AIM: Repeat the material below exactly, with no pictures.

SUPPLIED MATERIAL:
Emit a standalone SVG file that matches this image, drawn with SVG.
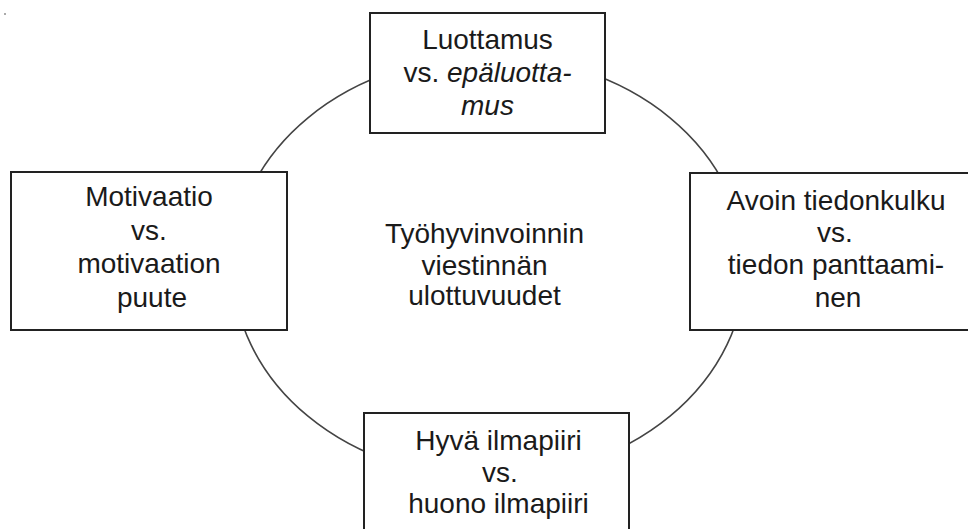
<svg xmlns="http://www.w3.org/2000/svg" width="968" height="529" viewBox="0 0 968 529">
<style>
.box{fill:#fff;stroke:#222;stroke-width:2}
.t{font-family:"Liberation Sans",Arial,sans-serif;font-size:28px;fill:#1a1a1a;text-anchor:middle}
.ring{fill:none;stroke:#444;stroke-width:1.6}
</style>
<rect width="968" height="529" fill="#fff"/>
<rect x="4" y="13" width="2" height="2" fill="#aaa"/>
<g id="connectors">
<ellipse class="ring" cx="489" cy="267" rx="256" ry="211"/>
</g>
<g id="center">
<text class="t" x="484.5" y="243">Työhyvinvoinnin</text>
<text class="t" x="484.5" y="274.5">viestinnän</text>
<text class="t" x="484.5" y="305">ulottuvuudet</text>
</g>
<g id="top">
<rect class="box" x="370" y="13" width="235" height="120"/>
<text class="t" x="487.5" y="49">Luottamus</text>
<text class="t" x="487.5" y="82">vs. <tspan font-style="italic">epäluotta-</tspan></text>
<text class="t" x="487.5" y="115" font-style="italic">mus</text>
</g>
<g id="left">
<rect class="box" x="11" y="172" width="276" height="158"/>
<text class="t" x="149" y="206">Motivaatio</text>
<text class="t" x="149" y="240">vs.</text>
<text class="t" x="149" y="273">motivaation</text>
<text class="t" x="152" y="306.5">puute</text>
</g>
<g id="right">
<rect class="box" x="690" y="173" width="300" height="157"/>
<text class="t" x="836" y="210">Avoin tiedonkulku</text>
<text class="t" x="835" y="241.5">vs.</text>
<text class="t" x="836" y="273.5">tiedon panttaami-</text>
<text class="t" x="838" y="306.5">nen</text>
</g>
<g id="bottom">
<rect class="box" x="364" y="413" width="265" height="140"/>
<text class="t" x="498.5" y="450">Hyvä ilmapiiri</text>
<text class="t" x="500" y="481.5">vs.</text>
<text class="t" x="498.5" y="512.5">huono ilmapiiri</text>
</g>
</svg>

RESPONSE:
Emit a standalone SVG file that matches this image, drawn with SVG.
<svg xmlns="http://www.w3.org/2000/svg" width="968" height="529" viewBox="0 0 968 529">
<style>
.box{fill:#fff;stroke:#222;stroke-width:2}
.t{font-family:"Liberation Sans",Arial,sans-serif;font-size:28px;fill:#1a1a1a;text-anchor:middle}
.ring{fill:none;stroke:#444;stroke-width:1.6}
</style>
<rect width="968" height="529" fill="#fff"/>
<rect x="4" y="13" width="2" height="2" fill="#aaa"/>
<g id="connectors">
<ellipse class="ring" cx="489" cy="267" rx="256" ry="211"/>
</g>
<g id="center">
<text class="t" x="484.5" y="243">Työhyvinvoinnin</text>
<text class="t" x="484.5" y="274.5">viestinnän</text>
<text class="t" x="484.5" y="305">ulottuvuudet</text>
</g>
<g id="top">
<rect class="box" x="370" y="13" width="235" height="120"/>
<text class="t" x="487.5" y="49">Luottamus</text>
<text class="t" x="487.5" y="82">vs. <tspan font-style="italic">epäluotta-</tspan></text>
<text class="t" x="487.5" y="115" font-style="italic">mus</text>
</g>
<g id="left">
<rect class="box" x="11" y="172" width="276" height="158"/>
<text class="t" x="149" y="206">Motivaatio</text>
<text class="t" x="149" y="240">vs.</text>
<text class="t" x="149" y="273">motivaation</text>
<text class="t" x="152" y="306.5">puute</text>
</g>
<g id="right">
<rect class="box" x="690" y="173" width="300" height="157"/>
<text class="t" x="836" y="210">Avoin tiedonkulku</text>
<text class="t" x="835" y="241.5">vs.</text>
<text class="t" x="836" y="273.5">tiedon panttaami-</text>
<text class="t" x="838" y="306.5">nen</text>
</g>
<g id="bottom">
<rect class="box" x="364" y="413" width="265" height="140"/>
<text class="t" x="498.5" y="450">Hyvä ilmapiiri</text>
<text class="t" x="500" y="481.5">vs.</text>
<text class="t" x="498.5" y="512.5">huono ilmapiiri</text>
</g>
</svg>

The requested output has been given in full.